Ed Miliband emerged unscathed from the latest TV election showdown as Nicola Sturgeon put in another strong performance in front of a UK-wide audience.
Five opposition leaders went head-to-head in “the challengers” contest, three weeks before the country goes to the polls on May 7.
Prime Minister David Cameron was missing after agreeing only to take part in one direct confrontation with Mr Miliband, while Liberal Democrat leader Nick Clegg claimed he had been excluded.
The Labour leader attacked Mr Cameron, saying it was like applying for the job of prime minister but failing to turn up for the job interview, while Ms Sturgeon branded it a “disgrace” that he was not there to defend his record.
All you need to know from tonight’s debate
Ms Sturgeon was widely perceived to have won the first and only seven-way UK leaders debate on April 3 and, although she came under more pressure during subsequent showdowns in Scotland, repeatedly won applause again.
Mr Miliband had been criticised for failing to focus his fire on the SNP leader during the first contest, and was facing a difficult task with the four other panellists all seeking to win over Labour voters.
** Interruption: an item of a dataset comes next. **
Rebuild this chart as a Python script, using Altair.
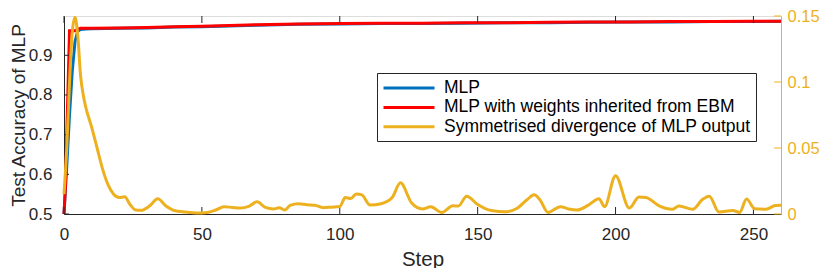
import altair as alt
import pandas as pd

# ---- data ----
series_names = ["MLP", "MLP with weights inherited from EBM", "Symmetrised divergence of MLP output"]
series_colors = ["#0072BD", "#FF0000", "#EDB120"]

mlp_steps = [0, 1, 2, 3, 4, 5, 6, 8, 10, 20, 30, 40, 50, 60, 70, 85, 100, 115, 130, 145, 160, 176, 190, 205, 220, 235, 250, 260]
mlp_acc = [0.5, 0.62, 0.75, 0.86, 0.935, 0.961, 0.965, 0.966, 0.967, 0.968, 0.969, 0.971, 0.972, 0.974, 0.976, 0.978, 0.979, 0.980, 0.980, 0.981, 0.982, 0.982, 0.983, 0.984, 0.984, 0.985, 0.985, 0.986]

inh_steps = [0, 0.5, 2, 4, 5, 6, 8, 10, 20, 30, 40, 50, 60, 70, 85, 100, 115, 130, 145, 160, 176, 190, 205, 220, 235, 250, 260]
inh_acc = [0.5, 0.565, 0.962, 0.962, 0.966, 0.968, 0.968, 0.968, 0.969, 0.970, 0.972, 0.973, 0.975, 0.977, 0.979, 0.980, 0.981, 0.981, 0.982, 0.982, 0.983, 0.984, 0.984, 0.985, 0.985, 0.986, 0.986]

div_steps = [0, 1, 2, 3, 4, 5, 6, 7, 8, 10, 12, 14, 16, 18, 20, 22, 24, 26, 28, 31, 34, 37, 40, 44, 48, 52, 55, 58, 61, 64, 67, 70, 73, 76, 78, 80, 82, 85, 88, 91, 94, 97, 100, 102, 104, 106, 108, 111, 115, 119, 122, 126, 130, 133, 137, 141, 143, 146, 150, 155, 160, 164, 168, 170.5, 172.5, 175.5, 180, 183, 186, 190, 194, 196, 200, 205, 208.5, 211, 216, 220.5, 223, 228, 231.5, 234, 237.5, 242.5, 245, 247.5, 250.5, 254.5, 258, 260]
div_vals = [0.015, 0.05, 0.1, 0.138, 0.149, 0.135, 0.105, 0.09, 0.08, 0.066, 0.05, 0.034, 0.022, 0.015, 0.0125, 0.013, 0.007, 0.003, 0.0028, 0.006, 0.0115, 0.006, 0.0026, 0.0015, 0.0008, 0.0012, 0.003, 0.0055, 0.005, 0.0045, 0.0058, 0.0092, 0.005, 0.0038, 0.0048, 0.003, 0.0065, 0.0077, 0.007, 0.0066, 0.0048, 0.0052, 0.0056, 0.0125, 0.0118, 0.0152, 0.0145, 0.0068, 0.0078, 0.0125, 0.0236, 0.0085, 0.0038, 0.0055, 0.0012, 0.0062, 0.006, 0.0135, 0.0072, 0.0026, 0.0017, 0.004, 0.011, 0.0145, 0.011, 0.0012, 0.0055, 0.0038, 0.003, 0.0065, 0.0116, 0.0055, 0.029, 0.0045, 0.0128, 0.0125, 0.006, 0.0036, 0.006, 0.0036, 0.011, 0.0135, 0.0015, 0.0026, 0.0012, 0.0113, 0.004, 0.0036, 0.0065, 0.0067]

x_ticks = [0, 50, 100, 150, 200, 250]
left_ticks = [0.5, 0.6, 0.7, 0.8, 0.9]
right_ticks = [0, 0.05, 0.1, 0.15]
right_tick_labels = ["0", "0.05", "0.1", "0.15"]

# ---- tables ----
mlp_df = pd.DataFrame({"step": mlp_steps, "value": mlp_acc, "series": series_names[0]})
inh_df = pd.DataFrame({"step": inh_steps, "value": inh_acc, "series": series_names[1]})
div_df = pd.DataFrame({"step": div_steps, "value": div_vals, "series": series_names[2]})
xt_df = pd.DataFrame({"step": x_ticks})
lt_df = pd.DataFrame({"value": left_ticks})
rt_df = pd.DataFrame({"value": right_ticks})

W, H = 717, 198
DARK = "#262626"
ORANGE = "#EDB120"
FONT = "Liberation Sans"

x_scale = alt.Scale(domain=[0, 260], nice=False, zero=False)
left_scale = alt.Scale(domain=[0.5, 0.999], nice=False, zero=False)
right_scale = alt.Scale(domain=[0, 0.15], nice=False, zero=False)
color_scale = alt.Scale(domain=series_names, range=series_colors)

# custom stroke symbol: long line to the right of a small layout box
legend = alt.Legend(
    title=None, orient="none", legendX=313, legendY=57,
    symbolType="M-1,0H5", symbolSize=289, symbolStrokeWidth=3,
    symbolFillColor="transparent",
    labelFontSize=17.5, labelFont=FONT, labelColor="#000000", labelLimit=0,
    labelOffset=42, strokeColor=DARK, fillColor="white", padding=5,
    rowPadding=0.4, offset=0,
)

x_axis = alt.Axis(values=x_ticks, title="Step", ticks=False, grid=False, labelFlush=False,
                  labelFontSize=17, titleFontSize=20.5, labelPadding=12, titlePadding=7,
                  domainColor=DARK, labelColor=DARK, titleColor=DARK,
                  titleFontWeight="normal", labelFont=FONT, titleFont=FONT)

left_axis = alt.Axis(values=left_ticks, format=".1f", title="Test Accuracy of MLP",
                     ticks=False, grid=False, labelFontSize=17, titleFontSize=19,
                     labelPadding=12, titlePadding=0, domainColor=DARK,
                     labelColor=DARK, titleColor=DARK, titleFontWeight="normal",
                     labelFont=FONT, titleFont=FONT)

label_expr = " : ".join(
    f"datum.value == {v} ? '{t}'" for v, t in zip(right_ticks, right_tick_labels)
) + " : ''"
right_axis = alt.Axis(values=right_ticks, labelExpr=label_expr, title=None, orient="right",
                      ticks=False, grid=False, labelFontSize=16.5, labelPadding=6,
                      labelFlush=False, labelOverlap=False, labelLimit=0,
                      domainColor=ORANGE, labelColor=ORANGE, labelFont=FONT)

X = alt.X("step:Q", scale=x_scale, axis=x_axis)
YL = alt.Y("value:Q", scale=left_scale, axis=left_axis)
YR = alt.Y("value:Q", scale=right_scale, axis=right_axis)
C = alt.Color("series:N", scale=color_scale, legend=legend)

mlp_line = alt.Chart(mlp_df).mark_line(strokeWidth=3).encode(x=X, y=YL, color=C)
inh_line = alt.Chart(inh_df).mark_line(strokeWidth=3).encode(x=X, y=YL, color=C)
bottom_ticks = alt.Chart(xt_df).mark_rule(color=DARK, strokeWidth=1).encode(
    x=X, y=alt.value(H), y2=alt.value(H - 7))
top_ticks = alt.Chart(xt_df).mark_rule(color=DARK, strokeWidth=1).encode(
    x=X, y=alt.value(0), y2=alt.value(7))
left_tick_marks = alt.Chart(lt_df).mark_rule(color=DARK, strokeWidth=1).encode(
    y=YL, x=alt.value(0), x2=alt.value(5))

left_layer = alt.layer(mlp_line, inh_line, bottom_ticks, top_ticks, left_tick_marks)

div_line = alt.Chart(div_df).mark_line(strokeWidth=3, interpolate="monotone").encode(
    x=X, y=YR, color=C)
right_tick_marks = alt.Chart(rt_df).mark_rule(color=ORANGE, strokeWidth=1).encode(
    y=YR, x=alt.value(W - 7), x2=alt.value(W))

right_layer = alt.layer(div_line, right_tick_marks)

chart = alt.layer(left_layer, right_layer).resolve_scale(y="independent").properties(
    width=W, height=H,
    padding={"left": 56, "top": 8, "right": 41, "bottom": 54},
    autosize=alt.AutoSizeParams(type="none"),
).configure_view(stroke=DARK, strokeWidth=1).configure(font=FONT)

chart.save("out.html", embed_options={"renderer": "svg", "actions": False})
The prospective prime minister looked confident and rarely flustered, and attempted to scrutinise SNP plans for full fiscal autonomy and the “black hole” he claims it would create.
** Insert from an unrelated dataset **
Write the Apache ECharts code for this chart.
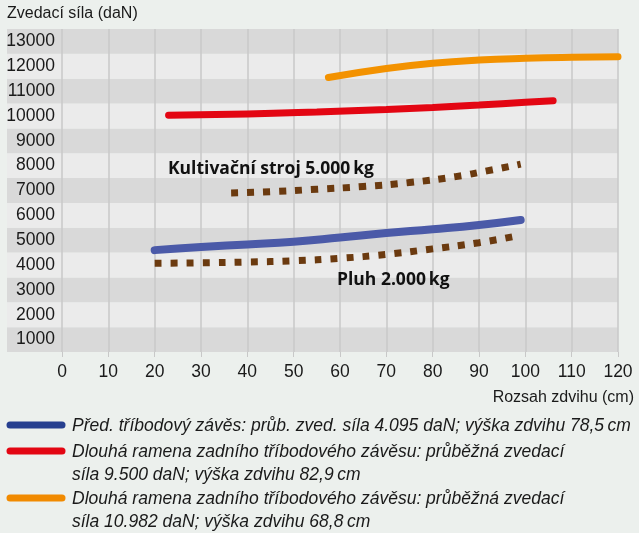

But at times it felt like Mr Miliband and Ms Sturgeon were conducting surprisingly good-tempered power-sharing negotiations on the stage, cutting over the other three to speak to each other.
The SNP leader said Ms Sturgeon said that as long as Scotland was part of the UK, her would “work constructively” with other parties in Westminster to deliver “progressive change for people across the UK”, but that she wanted a real vision, not Labour’s “pretend alternative to austerity”.
Mr Miliband said that “we need to change our country”, but cautioned: “I am going to reject ideas you will hear tonight that will hurt working families, like taking Britain out of the EU or breaking up our United Kingdom,”
Turning to Ms Sturgeon later, he added: “Let’s not pretend there’s no difference between me and David Cameron. You know very well there’s a real difference, Nicola.”
The first minister won applause as she hit back: “I don’t say there’s no difference between Ed Miliband and David Cameron, I say there’s not a big enough difference between Ed Miliband and David Cameron.”
Just hours before the debate, Nigel Farage had been boosted after Ukip was handed a £1million donation from newspaper owner Richard Desmond.
In his opening remarks he paraphrased former Conservative leader Michael Howard’s 2005 slogan “Are you thinking what we’re thinking?”, with the claim: “I’m the only one saying what you at home are thinking”.
But the Ukip leader fell out with the 200 voters watching in the studio after they reacted badly to his claim that social housing should be for UK nationals only, branding it a “remarkable audience” that was “left-wing even by the BBC’s standards.”
Plaid Cymru leader Leanne Wood focussed on similar issues as her friend Ms Sturgeon, attacking austerity and Ukip’s immigration policies.
She said that voters were “seeing through the austerity myth”, and that “Cuts are a choice. Austerity and the old politics are not inevitable.”
Green leader Natalie Bennett delivered a more assured performance than in the first debate, speaking passionately about why she chose to become an immigrant to the UK from Australia, and the renewal of Trident.
She urged the audience to “challenge the establishment and vote Green”.